Unexpected release of phosphate and organic carbon to streams linked to declining nitrogen depositions
Andreas Musolff et al.
Abstract
Reductions in emissions have successfully led to a regional decline in atmospheric nitrogen depositions over the past 20 years. By analyzing long-term data from 110 mountainous streams draining into German drinking water reservoirs, nitrate concentrations indeed declined in the majority of catchments. Furthermore, our meta-analysis indicates that the declining nitrate levels are linked to the release of dissolved iron to streams likely due to a reductive dissolution of iron(III) minerals in riparian wetland soils. This dissolution process mobilized adsorbed compounds, such as phosphate, dissolved organic carbon and arsenic, resulting in concentration increases in the streams and higher inputs to receiving drinking water reservoirs. Reductive mobilization was most significant in catchments with stream nitrate concentrations less than 6 mg L−1. Here, nitrate, as a competing electron acceptor, was too low in concentration to inhibit microbial iron(III) reduction.
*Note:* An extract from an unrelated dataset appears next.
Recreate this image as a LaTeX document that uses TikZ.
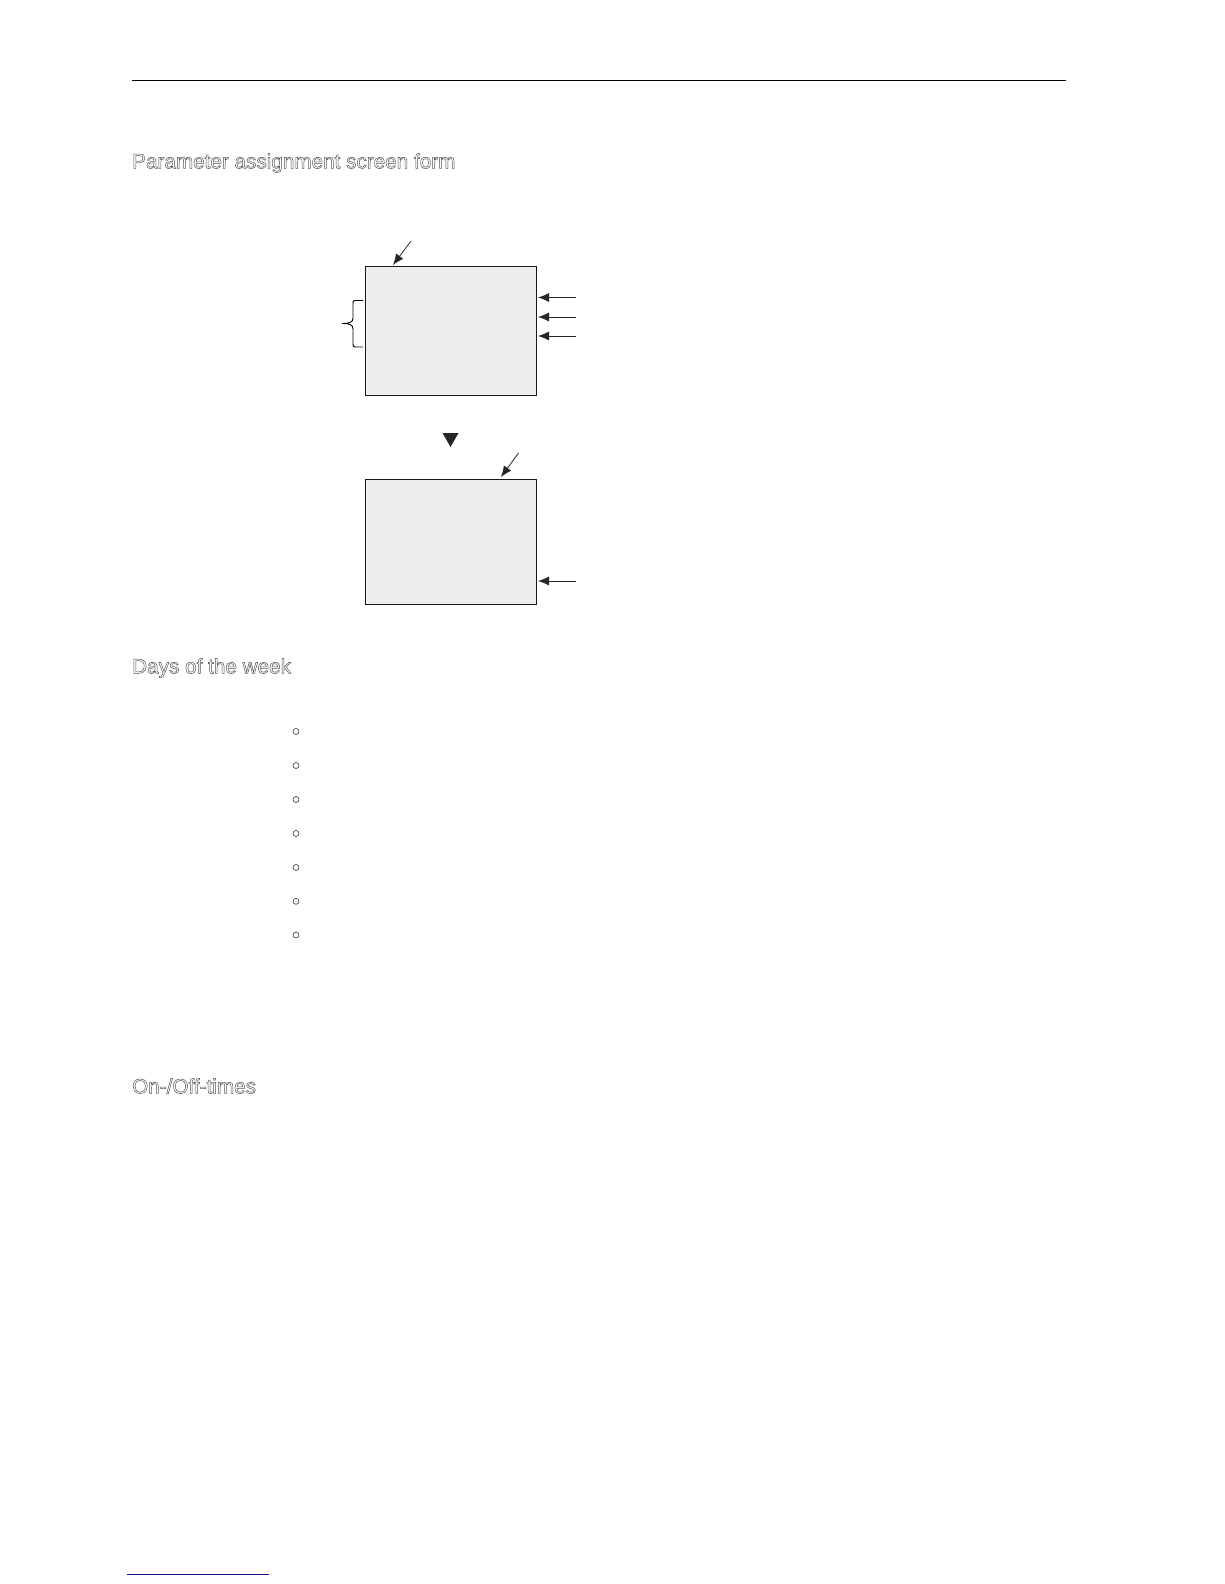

Consequently, observed trends were strongest in forested catchments, where nitrate concentrations were unaffected by agricultural and urban sources and which were therefore sensitive to reductions of atmospheric nitrogen depositions. We conclude that there is strong evidence that the decline in nitrogen deposition toward pre-industrial conditions lowers the redox buffer in riparian soils, destabilizing formerly fixed problematic compounds, and results in serious implications for water quality.